Monsignor Anthony, an early liberation theologist with deep interest in History and Culture, called for “‘A Conversation on Reparations” to begin in Saint Lucia that is ‘truthful and honest’ and country-wide.

He recalled attending a seminary in Trinidad & Tobago in the 1970s during the age of “Black Power and the likes of Stokely Carmichael and Malcolm X carrying on the legacy of Marcus Garvey in the USA”, which were reflected in “the likes of Saint Lucia’s now-retired Jomo Primus”, who staged even one-man protests here and was arrested each time, at a time when demonstrations were not yet known.

Recalling the efforts of the Folk Research Center (FRC) in the early 1970s to address some of the island’s more pressing social problems through creative means like teaching literacy and Kweyol through classes in communities and Her Majesty’s Prison, Monsignor Anthony said the FRC sought to empower the local majority “by making Kweyol a weapon of resistance”.

He also said powerful signals were already being sent back then requiring conversations, but which were ignored.

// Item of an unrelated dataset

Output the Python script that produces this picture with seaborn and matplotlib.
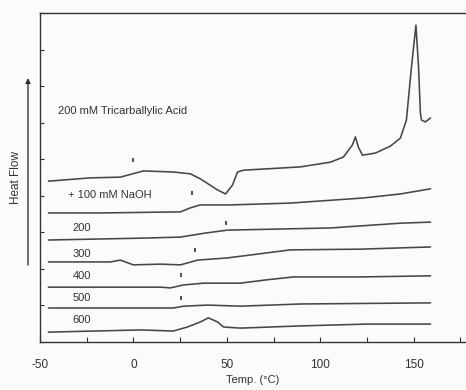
import numpy as np
import pandas as pd
import matplotlib
matplotlib.use("Agg")
import matplotlib.pyplot as plt
import seaborn as sns

# DSC thermograms: temperature (deg C) and stacked heat flow (arbitrary units)
t_acid = [-45.5, -23, -7, 5.4, 21.4, 30.5, 35.9, 45, 49.3, 53, 55.7, 58.9, 89.4,
          105.5, 112.4, 117.2, 118.8, 120.4, 122.6, 129.6, 137.6, 142.9, 146.1,
          148.8, 151.2, 152.6, 153.6, 154.2, 156.3, 159.0]
hf_acid = [4.40, 4.49, 4.51, 4.68, 4.65, 4.60, 4.46, 4.16, 4.05, 4.29, 4.65, 4.70, 4.79,
           4.92, 5.06, 5.39, 5.61, 5.33, 5.11, 5.17, 5.36, 5.58, 6.07,
           7.52, 8.67, 7.52, 6.26, 6.07, 6.02, 6.13]

t_100 = [-45.5, -17.7, 25.2, 30.5, 35.9, 51.9, 84.0, 123.1, 142.9, 159.0]
hf_100 = [3.53, 3.53, 3.56, 3.67, 3.75, 3.75, 3.80, 3.94, 4.05, 4.19]

t_200 = [-45.5, 3.7, 25.2, 38.5, 50.3, 105.5, 142.9, 159.0]
hf_200 = [2.79, 2.84, 2.87, 2.98, 3.06, 3.12, 3.25, 3.28]

t_300 = [-45.5, -12.3, -7.0, 0, 14.5, 25.2, 34.3, 50.3, 62.6, 84.0, 121.5, 159.0]
hf_300 = [2.19, 2.19, 2.24, 2.11, 2.13, 2.11, 2.24, 2.30, 2.38, 2.52, 2.54, 2.60]

t_400 = [-45.5, 14.5, 19.8, 26.8, 37.5, 57.3, 71.2, 85.7, 121.5, 159.0]
hf_400 = [1.50, 1.50, 1.48, 1.56, 1.61, 1.61, 1.70, 1.78, 1.78, 1.81]

t_500 = [-45.5, 21.4, 26.8, 39.6, 57.3, 89.4, 159.0]
hf_500 = [0.93, 0.93, 0.98, 1.01, 0.98, 1.04, 1.07]

t_600 = [-45.5, 3.7, 21.4, 28.9, 35.9, 40.1, 45.0, 48.2, 57.3, 89.4, 124.7, 159.0]
hf_600 = [0.27, 0.33, 0.30, 0.41, 0.55, 0.66, 0.55, 0.41, 0.38, 0.44, 0.49, 0.49]

# Glass-transition marks above each trace
tg_t = [0, 31.6, 49.8, 33.2, 25.7, 25.7]
tg_hf = [4.98, 4.08, 3.25, 2.52, 1.83, 1.20]

# Trace labels
label_text = ["200 mM Tricarballylic Acid", "+ 100 mM NaOH", "200", "300", "400", "500", "600"]
label_t = [-40.1, -34.8, -32.7, -32.7, -32.7, -32.7, -32.7]
label_hf = [6.32, 4.02, 3.12, 2.41, 1.81, 1.20, 0.60]

x_major = [-50, 0, 50, 100, 150]
x_minor = [-25, 25, 75, 125, 175]

sns.set_theme(style="ticks")
plt.rcParams["font.family"] = ["Liberation Sans", "DejaVu Sans"]
plt.rcParams["axes.unicode_minus"] = False

ink = "#333333"
line_c = "#474747"

fig = plt.figure(figsize=(4.66, 3.90), dpi=100, facecolor="#fbfbfa")
ax = fig.add_axes([40 / 466, 48 / 390, 426 / 466, 329 / 390])
ax.set_facecolor("#fbfbfa")

series = [(t_acid, hf_acid), (t_100, hf_100), (t_200, hf_200), (t_300, hf_300),
          (t_400, hf_400), (t_500, hf_500), (t_600, hf_600)]
for t, hf in series:
    df = pd.DataFrame({"T": t, "HF": hf})
    sns.lineplot(data=df, x="T", y="HF", ax=ax, color=line_c, lw=1.15,
                 estimator=None, sort=False)

ax.plot(tg_t, tg_hf, ls="none", marker="|", ms=3.5, mew=1.2, color=ink)

for s, x, y in zip(label_text, label_t, label_hf):
    ax.text(x, y, s, fontsize=8, color=ink, ha="left", va="center")

ax.set_xlim(-50, 178)
ax.set_ylim(0, 9)
ax.set_xticks(x_major)
ax.set_xticks(x_minor, minor=True)
ax.set_yticks(np.arange(0, 10, 1))
ax.set_yticklabels([])
ax.tick_params(axis="x", which="both", direction="in", length=3.5, width=0.8,
               colors=ink, labelsize=8.5, pad=12)
ax.tick_params(axis="y", direction="in", length=3, width=0.8, colors=ink)
ax.set_xlabel("Temp. (°C)", fontsize=8, color=ink, labelpad=3)
ax.set_ylabel("")

ax.spines["right"].set_visible(False)
for side in ["left", "top", "bottom"]:
    ax.spines[side].set_color(ink)
    ax.spines[side].set_linewidth(1.0)

fig.text(16 / 466, 1 - 178 / 390, "Heat Flow", rotation=90, fontsize=8.5,
         color=ink, ha="center", va="center")
ax.annotate("", xy=(28, 312), xytext=(28, 125), xycoords="figure pixels",
            textcoords="figure pixels", annotation_clip=False,
            arrowprops=dict(arrowstyle="-|>", lw=1.0, color=ink, mutation_scale=7,
                            shrinkA=0, shrinkB=0))

fig.savefig("out.png", dpi=100, facecolor=fig.get_facecolor())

He recalled St Mary’s College students “painting the statue of the Virgin Mary black” in protest and coupled that with national artist Dunstan St. Omer writing as far as back then too, that he did not accept the concept that Jesus Christ was white.

St Omer, who invented a color to paint Saint Lucia’s national flag, said accepting Christ was white would be in conflict with his knowledge of his being, which is why he opted to paint black images of Jesus, Mary, Joseph and the saints in local churches – first at Roseau and Monchy and then at the Cathedral of the Immaculate Conception in Castries.

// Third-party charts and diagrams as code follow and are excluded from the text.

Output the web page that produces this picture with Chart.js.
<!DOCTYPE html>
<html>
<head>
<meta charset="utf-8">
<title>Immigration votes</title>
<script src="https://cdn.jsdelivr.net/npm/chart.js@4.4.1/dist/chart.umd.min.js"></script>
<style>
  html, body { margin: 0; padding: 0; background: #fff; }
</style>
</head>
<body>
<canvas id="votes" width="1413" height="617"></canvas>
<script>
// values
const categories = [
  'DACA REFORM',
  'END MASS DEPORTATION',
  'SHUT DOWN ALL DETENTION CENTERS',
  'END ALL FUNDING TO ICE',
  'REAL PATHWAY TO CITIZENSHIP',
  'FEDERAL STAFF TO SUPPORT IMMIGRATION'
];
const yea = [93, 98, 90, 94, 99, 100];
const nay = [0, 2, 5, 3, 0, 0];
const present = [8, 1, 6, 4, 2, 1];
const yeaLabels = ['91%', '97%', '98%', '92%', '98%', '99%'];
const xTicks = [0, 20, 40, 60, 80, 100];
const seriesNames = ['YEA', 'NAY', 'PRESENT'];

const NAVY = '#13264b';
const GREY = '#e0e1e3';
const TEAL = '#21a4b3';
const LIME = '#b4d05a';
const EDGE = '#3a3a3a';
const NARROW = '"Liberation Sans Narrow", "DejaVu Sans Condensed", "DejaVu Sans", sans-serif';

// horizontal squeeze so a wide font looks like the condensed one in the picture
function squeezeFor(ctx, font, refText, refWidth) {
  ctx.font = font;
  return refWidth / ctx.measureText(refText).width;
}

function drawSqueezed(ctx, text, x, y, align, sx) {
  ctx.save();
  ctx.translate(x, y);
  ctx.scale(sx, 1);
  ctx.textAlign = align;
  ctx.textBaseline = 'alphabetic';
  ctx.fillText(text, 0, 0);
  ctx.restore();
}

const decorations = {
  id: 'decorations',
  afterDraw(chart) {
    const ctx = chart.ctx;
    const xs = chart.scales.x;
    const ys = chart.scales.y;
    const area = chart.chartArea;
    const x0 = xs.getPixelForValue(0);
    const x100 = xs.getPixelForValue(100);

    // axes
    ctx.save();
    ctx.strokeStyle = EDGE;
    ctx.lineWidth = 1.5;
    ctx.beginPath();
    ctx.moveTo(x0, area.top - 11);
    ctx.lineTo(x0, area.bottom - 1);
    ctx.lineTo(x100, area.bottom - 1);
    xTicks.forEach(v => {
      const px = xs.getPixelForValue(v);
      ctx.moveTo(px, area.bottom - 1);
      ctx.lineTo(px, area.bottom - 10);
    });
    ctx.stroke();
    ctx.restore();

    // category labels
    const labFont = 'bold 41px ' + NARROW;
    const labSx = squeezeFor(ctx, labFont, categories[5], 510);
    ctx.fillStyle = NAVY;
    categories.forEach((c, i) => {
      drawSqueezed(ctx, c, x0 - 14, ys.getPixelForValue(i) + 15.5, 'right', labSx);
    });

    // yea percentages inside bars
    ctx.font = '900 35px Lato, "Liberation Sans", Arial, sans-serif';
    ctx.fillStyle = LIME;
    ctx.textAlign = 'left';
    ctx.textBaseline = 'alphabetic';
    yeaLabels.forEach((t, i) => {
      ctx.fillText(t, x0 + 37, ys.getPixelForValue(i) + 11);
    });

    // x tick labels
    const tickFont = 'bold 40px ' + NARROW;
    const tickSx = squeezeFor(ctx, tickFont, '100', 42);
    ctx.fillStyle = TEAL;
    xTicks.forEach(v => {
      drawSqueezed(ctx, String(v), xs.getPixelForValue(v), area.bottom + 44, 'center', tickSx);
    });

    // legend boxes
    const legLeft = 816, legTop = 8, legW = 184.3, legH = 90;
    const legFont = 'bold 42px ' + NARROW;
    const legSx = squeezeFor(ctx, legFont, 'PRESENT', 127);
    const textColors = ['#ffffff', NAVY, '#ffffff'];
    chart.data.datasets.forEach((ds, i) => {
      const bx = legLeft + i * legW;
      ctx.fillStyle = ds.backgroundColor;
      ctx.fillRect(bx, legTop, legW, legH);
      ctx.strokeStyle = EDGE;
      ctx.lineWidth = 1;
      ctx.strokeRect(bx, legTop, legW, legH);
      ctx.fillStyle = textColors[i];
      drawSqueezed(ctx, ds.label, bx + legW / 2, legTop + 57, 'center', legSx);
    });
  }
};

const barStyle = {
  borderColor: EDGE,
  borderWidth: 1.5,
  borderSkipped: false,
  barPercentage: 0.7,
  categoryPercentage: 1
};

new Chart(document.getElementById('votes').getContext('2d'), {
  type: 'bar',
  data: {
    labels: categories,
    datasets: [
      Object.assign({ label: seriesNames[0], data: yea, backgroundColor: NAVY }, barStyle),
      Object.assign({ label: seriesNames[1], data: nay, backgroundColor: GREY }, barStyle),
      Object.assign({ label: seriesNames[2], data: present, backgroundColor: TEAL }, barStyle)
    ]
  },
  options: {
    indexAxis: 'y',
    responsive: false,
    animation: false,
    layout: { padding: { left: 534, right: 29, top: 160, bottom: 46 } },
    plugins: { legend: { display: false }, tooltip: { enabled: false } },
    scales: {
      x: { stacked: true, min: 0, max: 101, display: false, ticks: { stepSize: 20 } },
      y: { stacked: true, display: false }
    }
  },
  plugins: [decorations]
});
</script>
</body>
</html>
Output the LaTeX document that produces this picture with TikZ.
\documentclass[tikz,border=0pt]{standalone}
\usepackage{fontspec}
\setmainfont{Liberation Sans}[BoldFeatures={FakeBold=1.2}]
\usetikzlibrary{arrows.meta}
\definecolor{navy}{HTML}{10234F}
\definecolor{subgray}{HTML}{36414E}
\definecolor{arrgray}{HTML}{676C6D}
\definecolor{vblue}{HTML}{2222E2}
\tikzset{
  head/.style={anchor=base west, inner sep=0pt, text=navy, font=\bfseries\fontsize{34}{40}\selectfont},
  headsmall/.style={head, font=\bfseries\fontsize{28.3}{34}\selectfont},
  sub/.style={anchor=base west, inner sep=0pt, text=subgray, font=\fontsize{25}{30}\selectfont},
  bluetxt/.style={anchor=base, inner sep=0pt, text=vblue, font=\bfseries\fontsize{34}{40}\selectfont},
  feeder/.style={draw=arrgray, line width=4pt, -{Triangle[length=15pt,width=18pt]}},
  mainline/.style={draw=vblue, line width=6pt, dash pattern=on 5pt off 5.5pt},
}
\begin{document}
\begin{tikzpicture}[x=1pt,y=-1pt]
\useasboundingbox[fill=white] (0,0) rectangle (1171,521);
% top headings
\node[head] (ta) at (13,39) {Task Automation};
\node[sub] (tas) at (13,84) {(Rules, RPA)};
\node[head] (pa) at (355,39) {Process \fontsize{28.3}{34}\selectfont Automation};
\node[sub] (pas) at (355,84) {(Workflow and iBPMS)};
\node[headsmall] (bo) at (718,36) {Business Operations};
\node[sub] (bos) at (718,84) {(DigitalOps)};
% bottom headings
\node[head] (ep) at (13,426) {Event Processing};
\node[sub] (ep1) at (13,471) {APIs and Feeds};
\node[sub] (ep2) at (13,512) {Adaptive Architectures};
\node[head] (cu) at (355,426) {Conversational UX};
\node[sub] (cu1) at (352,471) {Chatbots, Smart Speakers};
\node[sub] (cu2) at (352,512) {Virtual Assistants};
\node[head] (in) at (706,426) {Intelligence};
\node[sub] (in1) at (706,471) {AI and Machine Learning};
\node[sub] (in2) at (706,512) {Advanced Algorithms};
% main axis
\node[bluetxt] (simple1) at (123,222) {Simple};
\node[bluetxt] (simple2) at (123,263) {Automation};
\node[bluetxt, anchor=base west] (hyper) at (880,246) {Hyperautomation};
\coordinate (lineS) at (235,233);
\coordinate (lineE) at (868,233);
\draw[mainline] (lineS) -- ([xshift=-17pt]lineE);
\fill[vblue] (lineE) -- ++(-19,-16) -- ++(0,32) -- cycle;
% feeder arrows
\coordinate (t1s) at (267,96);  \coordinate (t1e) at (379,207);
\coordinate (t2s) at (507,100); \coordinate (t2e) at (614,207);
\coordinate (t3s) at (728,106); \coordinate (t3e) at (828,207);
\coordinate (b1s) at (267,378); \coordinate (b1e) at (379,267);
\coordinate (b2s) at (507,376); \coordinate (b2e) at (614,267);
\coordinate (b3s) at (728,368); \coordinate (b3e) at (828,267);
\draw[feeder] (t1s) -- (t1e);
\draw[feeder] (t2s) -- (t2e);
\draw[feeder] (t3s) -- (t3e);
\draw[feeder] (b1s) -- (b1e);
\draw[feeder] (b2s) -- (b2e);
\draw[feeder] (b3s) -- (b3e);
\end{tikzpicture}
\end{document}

The monsignor fast-forwarded to the present and recalled the recent attack on a crucifix in the south of the island by a young man who hurled firebombs at a cross near a church on a Sunday morning, during mass.

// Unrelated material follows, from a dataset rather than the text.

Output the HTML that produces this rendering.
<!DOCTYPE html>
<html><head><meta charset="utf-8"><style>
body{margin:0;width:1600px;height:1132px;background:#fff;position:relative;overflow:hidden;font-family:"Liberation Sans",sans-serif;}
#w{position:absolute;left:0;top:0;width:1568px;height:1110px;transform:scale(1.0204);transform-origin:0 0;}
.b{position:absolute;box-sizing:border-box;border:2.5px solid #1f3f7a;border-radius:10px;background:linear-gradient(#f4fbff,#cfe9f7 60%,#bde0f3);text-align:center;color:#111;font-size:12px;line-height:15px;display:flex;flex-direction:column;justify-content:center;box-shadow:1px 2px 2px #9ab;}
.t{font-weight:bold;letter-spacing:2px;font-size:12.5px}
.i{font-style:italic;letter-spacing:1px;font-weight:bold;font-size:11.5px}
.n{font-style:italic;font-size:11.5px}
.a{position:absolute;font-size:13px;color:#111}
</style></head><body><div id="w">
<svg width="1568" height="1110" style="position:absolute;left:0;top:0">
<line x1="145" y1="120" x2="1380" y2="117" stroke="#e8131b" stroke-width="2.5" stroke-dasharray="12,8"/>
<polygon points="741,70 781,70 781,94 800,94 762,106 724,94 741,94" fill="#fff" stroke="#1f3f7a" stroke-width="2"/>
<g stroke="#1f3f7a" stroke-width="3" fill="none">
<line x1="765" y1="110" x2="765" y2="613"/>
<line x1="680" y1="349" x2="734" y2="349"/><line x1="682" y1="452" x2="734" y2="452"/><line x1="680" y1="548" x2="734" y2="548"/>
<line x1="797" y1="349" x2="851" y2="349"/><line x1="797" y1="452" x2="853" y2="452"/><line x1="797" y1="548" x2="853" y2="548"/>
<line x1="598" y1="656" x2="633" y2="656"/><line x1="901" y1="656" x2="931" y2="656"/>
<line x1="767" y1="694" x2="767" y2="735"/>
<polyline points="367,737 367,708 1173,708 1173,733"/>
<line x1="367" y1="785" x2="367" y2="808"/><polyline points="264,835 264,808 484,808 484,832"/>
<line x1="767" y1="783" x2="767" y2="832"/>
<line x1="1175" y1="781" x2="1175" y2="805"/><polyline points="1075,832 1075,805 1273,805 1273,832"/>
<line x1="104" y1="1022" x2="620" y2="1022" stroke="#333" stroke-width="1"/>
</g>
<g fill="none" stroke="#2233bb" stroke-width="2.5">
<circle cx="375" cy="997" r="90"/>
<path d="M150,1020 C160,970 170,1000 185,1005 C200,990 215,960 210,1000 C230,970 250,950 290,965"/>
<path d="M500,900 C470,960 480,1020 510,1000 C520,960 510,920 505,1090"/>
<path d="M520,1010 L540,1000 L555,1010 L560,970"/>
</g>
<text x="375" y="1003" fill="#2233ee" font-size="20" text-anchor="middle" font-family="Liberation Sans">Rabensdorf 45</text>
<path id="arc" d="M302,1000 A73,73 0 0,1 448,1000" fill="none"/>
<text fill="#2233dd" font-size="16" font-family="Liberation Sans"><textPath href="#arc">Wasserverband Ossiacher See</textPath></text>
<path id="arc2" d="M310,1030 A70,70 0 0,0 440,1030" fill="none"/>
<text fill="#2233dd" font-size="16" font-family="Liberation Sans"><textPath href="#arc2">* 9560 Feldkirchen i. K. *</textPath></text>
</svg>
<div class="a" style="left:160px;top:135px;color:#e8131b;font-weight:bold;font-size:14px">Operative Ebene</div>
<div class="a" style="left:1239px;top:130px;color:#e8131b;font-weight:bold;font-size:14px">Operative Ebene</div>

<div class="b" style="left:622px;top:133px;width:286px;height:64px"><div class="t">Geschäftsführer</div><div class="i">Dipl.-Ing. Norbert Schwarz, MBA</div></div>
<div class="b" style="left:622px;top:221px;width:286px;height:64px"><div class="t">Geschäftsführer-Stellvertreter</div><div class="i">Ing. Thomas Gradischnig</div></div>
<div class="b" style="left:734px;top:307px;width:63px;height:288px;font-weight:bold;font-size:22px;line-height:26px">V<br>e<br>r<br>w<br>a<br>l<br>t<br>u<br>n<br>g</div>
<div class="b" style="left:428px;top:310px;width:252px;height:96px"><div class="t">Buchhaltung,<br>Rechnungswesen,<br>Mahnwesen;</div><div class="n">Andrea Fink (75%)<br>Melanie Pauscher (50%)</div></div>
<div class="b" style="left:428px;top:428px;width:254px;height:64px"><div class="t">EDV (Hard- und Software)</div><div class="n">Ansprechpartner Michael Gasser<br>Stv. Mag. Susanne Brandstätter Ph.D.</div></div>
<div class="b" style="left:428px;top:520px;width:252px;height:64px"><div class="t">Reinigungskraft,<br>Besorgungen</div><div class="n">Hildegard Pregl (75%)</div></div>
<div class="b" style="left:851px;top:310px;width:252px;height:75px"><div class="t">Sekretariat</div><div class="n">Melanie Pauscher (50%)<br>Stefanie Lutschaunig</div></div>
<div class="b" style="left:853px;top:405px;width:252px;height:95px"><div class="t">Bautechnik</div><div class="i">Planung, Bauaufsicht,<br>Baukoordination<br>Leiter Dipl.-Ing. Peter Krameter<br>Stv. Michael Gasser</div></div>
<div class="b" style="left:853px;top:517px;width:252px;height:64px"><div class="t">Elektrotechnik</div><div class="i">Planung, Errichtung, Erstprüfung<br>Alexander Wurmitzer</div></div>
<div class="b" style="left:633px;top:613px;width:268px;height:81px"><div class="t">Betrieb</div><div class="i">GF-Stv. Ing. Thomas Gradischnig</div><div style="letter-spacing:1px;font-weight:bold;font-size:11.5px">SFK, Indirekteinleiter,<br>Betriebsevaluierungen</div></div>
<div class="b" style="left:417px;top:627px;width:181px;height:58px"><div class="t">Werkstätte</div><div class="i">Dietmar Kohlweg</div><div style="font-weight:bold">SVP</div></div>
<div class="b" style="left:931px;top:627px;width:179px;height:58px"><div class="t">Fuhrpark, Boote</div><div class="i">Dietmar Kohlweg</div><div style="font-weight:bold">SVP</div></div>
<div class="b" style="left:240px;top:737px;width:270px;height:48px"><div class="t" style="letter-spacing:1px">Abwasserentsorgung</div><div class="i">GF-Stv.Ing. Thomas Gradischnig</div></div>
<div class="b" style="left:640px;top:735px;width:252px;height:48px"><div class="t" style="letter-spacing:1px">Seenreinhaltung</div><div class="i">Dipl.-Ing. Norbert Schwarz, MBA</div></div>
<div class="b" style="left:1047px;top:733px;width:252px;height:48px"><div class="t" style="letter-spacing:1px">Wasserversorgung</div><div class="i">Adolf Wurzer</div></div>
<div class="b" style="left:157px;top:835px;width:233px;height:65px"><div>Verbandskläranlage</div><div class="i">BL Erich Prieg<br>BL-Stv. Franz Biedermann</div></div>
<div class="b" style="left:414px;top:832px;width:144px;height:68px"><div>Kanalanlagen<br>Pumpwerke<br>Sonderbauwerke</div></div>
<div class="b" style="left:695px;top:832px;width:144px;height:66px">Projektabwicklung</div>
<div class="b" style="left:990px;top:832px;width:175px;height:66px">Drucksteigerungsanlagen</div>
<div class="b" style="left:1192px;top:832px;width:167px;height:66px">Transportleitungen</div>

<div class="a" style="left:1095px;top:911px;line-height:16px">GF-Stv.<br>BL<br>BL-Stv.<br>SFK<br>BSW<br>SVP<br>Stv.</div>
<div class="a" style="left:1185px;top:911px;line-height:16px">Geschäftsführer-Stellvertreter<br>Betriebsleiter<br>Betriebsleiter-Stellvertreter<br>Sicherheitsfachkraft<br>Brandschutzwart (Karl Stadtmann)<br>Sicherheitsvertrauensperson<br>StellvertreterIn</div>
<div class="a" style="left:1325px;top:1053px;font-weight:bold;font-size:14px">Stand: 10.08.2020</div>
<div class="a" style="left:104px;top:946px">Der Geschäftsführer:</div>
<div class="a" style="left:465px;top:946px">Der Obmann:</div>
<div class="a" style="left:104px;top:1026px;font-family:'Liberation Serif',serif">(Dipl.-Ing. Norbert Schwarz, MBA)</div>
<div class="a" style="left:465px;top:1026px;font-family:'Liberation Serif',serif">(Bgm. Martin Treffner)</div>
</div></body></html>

The scene reminded many here of the incident on the last day of 1999, when two young men attacked a congregation at the cathedral, doused many in kerosene and set flames that took two lives and injured many others.

Monsignor Anthony did not refer to that incident but suggested that the proposed ‘Conversation’ be so all-rounded as to include addressing the core reasons for such behavior continuing across and between generations.

Monsignor Anthony said the opportunities for early conversations were also missed back in the 1970s, but not in all cases as Caribbean Catholic Bishops in 1975 “confessed about closing their eyes to the injustices of the past, during and after colonialism, that helped deepen race and class divisions.”

He said they had “begged pardon from God and the people of the region for their sins of commission and omission” and adopted a 10-point Social Program based on Catholic social teachings.

Asking “What has changed?” the monsignor suggested much had remained the same and asked to what extent the region’s churches have contributed to the transformation of present societies.

He compared and likened the Catholic Church’s 1975 10-point social program to the 2020 demands of the National African American Reparations Commission (NAARC) and the 10-point plan of the CARICOM Reparations Commission (CRC) and urged they be revisited separately and together, as they had many like demands.

The veteran church leader and cultural activist also urged that whatever model is adopted by CARICOM for reparations “should include the best from all others that have contributed to the betterment of people of African origin.”

He also embraced the proposals of Sir Arthur Lewis in his Blueprint for Reparations contained in his book ‘Labour in the West Indies (1939)’

Saying that “Reparations means restoring all the dignity that has been abusively taken away,” the monsignor addressed his theme and said: “Black Lives do Matter, but it is Black Power that brought us here, so let us converse and not give up hope in despair.”

He continued, “The shade of your skin still matters in our minds and that is why Bob Marley encouraged us to not only liberate our minds from mental slavery, but also ourselves from the institutional structures” that reinforce racism today.

As to What Next, the Monsignor repeated his call for “A bold, radical and honest conversation on Reparations,” failing which “We will have more fire and that will not be good.”

Instead, he said, the conversation should lead to a process that will lead to ‘creation of a new humanity in Saint Lucia and the Caribbean.”

During his 40-minute presentation, Monsignor Anthony paid tribute to Michael Aubertin ‘The Mighty Mighty’, the winner of Saint Lucia’s 1979 Independence Calypso Monarch crown, who was also the author of the book on Saint Lucia’s runaway slave freedom fighters entitled ‘Neg Mawon’, who died a few days earlier.

He also paid tribute to the late Nobel Laureate Derek Walcott, who had written a special poem on the occasion that Barack Obama was elected President of the USA.

Monsignor Anthony said the USA had failed to deliver on its promise of ’40 acres and a mule’ to African Americans over the decades, which demands were not met after blacks were given ‘all 50 states’ (under Obama) – which, he said, was “one of the reasons why there is all this upheaval in the USA” and for like reasons in the Caribbean and elsewhere.

The inaugural lecture in the national series received greetings from the CRC, CRR, The UWI and the CARICOM Secretariat.

Meanwhile, the year-long lecture series continues next month with the September one to mark the start of a parallel 12-month series for schools aimed at students and teachers here and across the region.

It will be delivered by Professor Verene Shepherd, head of the UWI’s Reparations resource Center and Vice Chair of the CRC, who is also centrally involved in advocacy to keep history on the regional schools curricula and to encourage students to also embrace Reparations as a CXC, CAPE and CSEC subject.

Both series are being broadcast online and will involve local, regional and international presenters.